Do you have a Jewish cookbook you love?
I only have one, a synagogue cookbook from the 70's out of Baltimore, that I fished out of the "discard" pile in the garage at my folks. The only one my mom ever used was Grossingers and I can't find that one, I think it just fell apart. Now that all the great Bubbe's in my life are gone, I feel like I should every once and a while make some of the old classics, just to keep their memory alive. I'm not crazy about the one cookbook I have. It is OK, but most of the recipes are just "meh." My aunt was the great, great cook and I know she got a lot of her recipes out of the NY Times. I'm debating whether to get that one (NYT Jewish cookbook) or just subscribe to the paper and then I can look up the recipes online. I can make all of my own Bubbe's specialties (except her stuffing cooked in the bird which I have never managed to replicate) but every once and a while I want to cook something different or really special and I don't have much variety in my cookbooks.

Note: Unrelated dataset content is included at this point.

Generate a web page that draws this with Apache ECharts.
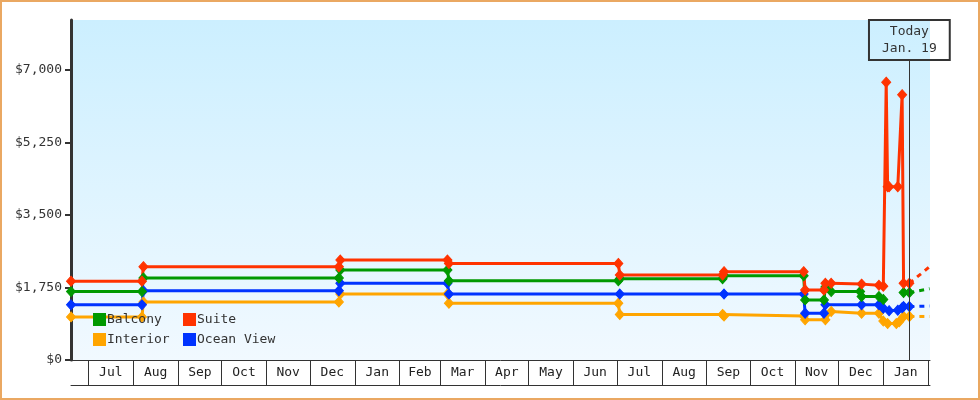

Also, what are your Jewish food classics? Mine are:
Chicken soup with either home made noodles or matzoh balls
Chopped chicken livers, although really all kinds of chopped meat or vegetable spreadish salads, like hummus, egg salad, tuna salad, chicken salad, etc.
My bubbe made kishke but I really don't like it. Stuffed things though, like eggplant, peppers, cabbage rolls, etc.
Roast or fried chicken
Rye bread (not just Jewish I know, but growing up in a small town with no Jews, I was one of the few people I knew who ever ate it. That has changed . . . )
Gummy fruit slices
Things with dried fruit like prunes, apricots, dates
Applesauce and apple cake
Oatmeal cookies (not particularly Jewish but one of my Bubbe's specialties)
Noodle and other puddings (kugels)
Coleslaw a million ways
Corned beef, loved by both my Dutch and Polish grandmothers
Herrings salads, which I don't like, and smoked salmon, which I do.
Ditto gefilte fish. Yuck for half of my family, ah yum for the other. I'm in the yuck camp.
Edited to add rugelach, although no one I know makes it at home, so I've only ever had good rugelach when I lived near a good bakery that made it. So rarely. I've had a lot of mediocre rugelah though.
I know their are fancier Jewish dishes but my grandmother was just a basic cook. My aunt made some fabulous kugels, and her blintzes were to die for.